At one point, the release said that every CPU would have to be replaced in order to remediate the security issue. That was published on January 3; it has since been removed. I’m not sure if it was removed because another method was found, or if there was a realization by Intel and others that this would bankrupt one of the country’s largest chip manufacturers.
I’d like to suggest a longer view of the situation. Consider this an opportunity. If right now you are looking at significant man-hours and purchases to remediate this issue, you will want to address not only this problem but also plan for the next one… and there will be a next one.
In our particular case, prior to 2011, every server we added only increased the complexity, workload, and vulnerability of the system. Maybe you feel the same way. So, choose to do things differently moving forward.
You are going to purchase servers this year. So, make it part of a strategic plan to change the way you handle compute and storage in your environment. Create an infrastructure plan. Every time you add a server it should be taking you closer to an environment that improves service, security, and reliability.
Build a Private Internal Cloud
I don’t see a time in the near future that any sizeable health system will be able to move completely to the cloud. The legacy systems make this a little longer road for healthcare. Therefore, you will need a highly-efficient, onsite compute and storage plan. There is nothing more efficient than the cloud today.
We architected a hyperconverged environment that leveraged increased server densities, virtualization, and software-defined characteristics. We made sure that everything in the environment was addressable programmatically and through a browser. Automation and agility were at the core of the design.
The key point here is don’t just patch the problem at hand. Also plan for the next one in your design.
Adopt External Cloud Infrastructure
This vulnerability impacted cloud providers, but I would like to make two points about this before I proceed: (1) Cloud is more prepared for this, and (2) Your budget needs the cloud.
Here is the bulletin on Amazon’s response to the vulnerability: https://aws.amazon.com/security/security-bulletins/AWS-2018-013/. I challenge you to find a health system infrastructure team that is as on top of this situation as Amazon. They are addressing this problem much faster than even the health system with only a few servers. I would love to have this team on my indirect payroll.
The second point is that if this does actually require new servers, your budget for 2018 is shot. I doubt anyone dropped a multi-million dollar contingency in their budget to replace all of their servers this year. If the problem does, in fact, end up being this kind of liability, I trust Amazon to remediate the problem with less impact on my overall budget.

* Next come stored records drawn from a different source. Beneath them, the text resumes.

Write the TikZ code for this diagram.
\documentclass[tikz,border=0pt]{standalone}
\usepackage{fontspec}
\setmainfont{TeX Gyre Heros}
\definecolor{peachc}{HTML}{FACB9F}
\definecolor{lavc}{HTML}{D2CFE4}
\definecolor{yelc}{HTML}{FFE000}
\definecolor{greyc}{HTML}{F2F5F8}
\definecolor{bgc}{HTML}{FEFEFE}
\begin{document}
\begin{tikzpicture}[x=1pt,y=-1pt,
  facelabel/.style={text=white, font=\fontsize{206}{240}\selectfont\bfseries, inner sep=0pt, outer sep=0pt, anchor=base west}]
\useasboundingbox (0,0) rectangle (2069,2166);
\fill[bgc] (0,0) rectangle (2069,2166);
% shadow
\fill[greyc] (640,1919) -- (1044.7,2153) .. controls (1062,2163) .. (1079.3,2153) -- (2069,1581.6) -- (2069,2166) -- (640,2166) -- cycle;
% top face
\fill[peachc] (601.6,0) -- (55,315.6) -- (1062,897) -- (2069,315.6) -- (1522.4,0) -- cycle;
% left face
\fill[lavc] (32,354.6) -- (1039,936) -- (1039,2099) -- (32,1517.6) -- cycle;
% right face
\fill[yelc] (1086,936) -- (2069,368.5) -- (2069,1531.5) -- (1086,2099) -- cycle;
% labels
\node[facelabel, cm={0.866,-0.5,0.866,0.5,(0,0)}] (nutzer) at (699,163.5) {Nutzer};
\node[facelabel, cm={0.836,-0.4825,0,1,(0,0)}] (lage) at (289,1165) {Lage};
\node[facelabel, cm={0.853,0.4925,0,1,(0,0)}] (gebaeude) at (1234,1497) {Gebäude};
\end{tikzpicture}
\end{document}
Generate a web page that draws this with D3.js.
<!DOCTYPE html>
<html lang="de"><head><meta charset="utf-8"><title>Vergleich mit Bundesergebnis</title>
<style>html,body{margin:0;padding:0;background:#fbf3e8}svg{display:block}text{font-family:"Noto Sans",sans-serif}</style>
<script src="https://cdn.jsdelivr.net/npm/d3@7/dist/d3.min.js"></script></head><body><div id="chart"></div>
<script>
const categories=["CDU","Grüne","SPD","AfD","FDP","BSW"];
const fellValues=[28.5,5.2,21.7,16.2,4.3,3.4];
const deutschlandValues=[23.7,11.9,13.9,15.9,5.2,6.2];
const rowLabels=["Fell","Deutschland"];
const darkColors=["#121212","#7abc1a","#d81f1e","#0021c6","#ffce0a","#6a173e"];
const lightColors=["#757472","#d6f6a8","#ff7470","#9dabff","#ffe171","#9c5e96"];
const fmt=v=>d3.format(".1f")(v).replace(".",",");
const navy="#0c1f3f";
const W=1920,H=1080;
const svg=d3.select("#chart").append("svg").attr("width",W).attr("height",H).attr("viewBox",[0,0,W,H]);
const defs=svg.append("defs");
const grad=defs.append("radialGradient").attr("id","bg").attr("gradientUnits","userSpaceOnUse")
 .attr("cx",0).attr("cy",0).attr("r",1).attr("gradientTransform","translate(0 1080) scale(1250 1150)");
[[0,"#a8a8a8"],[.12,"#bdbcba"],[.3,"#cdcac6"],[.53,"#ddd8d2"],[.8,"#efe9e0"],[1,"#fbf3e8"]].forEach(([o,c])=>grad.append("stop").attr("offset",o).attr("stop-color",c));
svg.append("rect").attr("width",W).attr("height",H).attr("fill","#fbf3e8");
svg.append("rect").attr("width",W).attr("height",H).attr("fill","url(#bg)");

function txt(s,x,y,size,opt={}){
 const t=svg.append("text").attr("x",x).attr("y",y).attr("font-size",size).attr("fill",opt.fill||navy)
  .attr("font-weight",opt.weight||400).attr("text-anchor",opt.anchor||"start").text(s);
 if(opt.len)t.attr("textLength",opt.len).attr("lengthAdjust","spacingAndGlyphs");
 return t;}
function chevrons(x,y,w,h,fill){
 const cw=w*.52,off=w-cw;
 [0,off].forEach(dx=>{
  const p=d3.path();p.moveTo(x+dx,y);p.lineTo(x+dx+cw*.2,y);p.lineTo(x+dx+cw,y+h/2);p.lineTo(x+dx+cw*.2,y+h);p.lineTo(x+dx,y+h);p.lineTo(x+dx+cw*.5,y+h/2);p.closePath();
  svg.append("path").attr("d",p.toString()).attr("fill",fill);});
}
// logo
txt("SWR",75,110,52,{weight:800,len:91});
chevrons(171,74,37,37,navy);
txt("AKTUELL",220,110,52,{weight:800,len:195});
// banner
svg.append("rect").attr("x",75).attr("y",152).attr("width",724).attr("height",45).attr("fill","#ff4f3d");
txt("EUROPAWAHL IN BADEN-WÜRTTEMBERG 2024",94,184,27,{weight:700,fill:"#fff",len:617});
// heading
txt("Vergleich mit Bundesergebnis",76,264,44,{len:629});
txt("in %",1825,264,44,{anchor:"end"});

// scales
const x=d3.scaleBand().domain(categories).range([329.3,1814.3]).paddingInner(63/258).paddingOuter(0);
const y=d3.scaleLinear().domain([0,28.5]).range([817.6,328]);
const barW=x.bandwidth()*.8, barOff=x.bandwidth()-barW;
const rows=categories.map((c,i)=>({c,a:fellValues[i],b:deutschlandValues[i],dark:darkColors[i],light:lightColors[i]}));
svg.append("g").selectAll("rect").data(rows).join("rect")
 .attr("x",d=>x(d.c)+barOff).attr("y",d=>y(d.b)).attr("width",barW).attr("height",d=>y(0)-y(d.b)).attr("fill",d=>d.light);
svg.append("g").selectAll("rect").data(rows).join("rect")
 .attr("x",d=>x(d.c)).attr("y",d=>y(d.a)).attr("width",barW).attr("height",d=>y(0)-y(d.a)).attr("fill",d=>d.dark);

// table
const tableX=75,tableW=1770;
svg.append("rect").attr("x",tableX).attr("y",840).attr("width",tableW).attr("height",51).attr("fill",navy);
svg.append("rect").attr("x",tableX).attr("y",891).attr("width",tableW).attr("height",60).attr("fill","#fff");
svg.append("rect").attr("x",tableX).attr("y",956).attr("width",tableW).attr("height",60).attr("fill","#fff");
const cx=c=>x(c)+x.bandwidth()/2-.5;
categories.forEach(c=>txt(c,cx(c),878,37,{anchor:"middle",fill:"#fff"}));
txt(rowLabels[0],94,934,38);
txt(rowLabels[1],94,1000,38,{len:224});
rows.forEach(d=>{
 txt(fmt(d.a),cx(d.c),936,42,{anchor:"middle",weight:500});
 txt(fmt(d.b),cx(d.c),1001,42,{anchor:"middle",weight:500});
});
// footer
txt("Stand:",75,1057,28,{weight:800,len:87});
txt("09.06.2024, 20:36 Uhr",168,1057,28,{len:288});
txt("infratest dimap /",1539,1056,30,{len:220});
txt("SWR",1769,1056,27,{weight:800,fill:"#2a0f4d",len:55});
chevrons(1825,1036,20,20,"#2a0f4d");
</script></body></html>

With all that out of the way, a cloud infrastructure partner will provide you access to much more than meets the eye. Yes, there are compute and storage environments but there is also access to a whole lot more.
Cloud is the gateway to a host of new options for disaster recovery and business continuity, as well as new technologies such as automation, database, big data, machine learning, and AI frameworks. Look to create an environment where you can leverage the best of Internal and External cloud environments with the same skills and toolsets.
Finally, no matter how this goes down, this will require man-hours to remediate it. You have to plan to minimize this in the future, as well. Most of us are on this journey but it has lead to an explosion of tools. This too requires some planning and architecture.
We built a matrix of all the tools we had in our environment, what services we utilized them for, and what the capabilities were. The list was alarming in its size. We then consolidated our toolset down to a handful of highly-effective tools. We chose those that took our server provisioning from days down to minutes, and patching and fixing of servers to scripted functions as opposed to people-dependent endeavors.
These kinds of events are challenging, but see them for the opportunity that they are.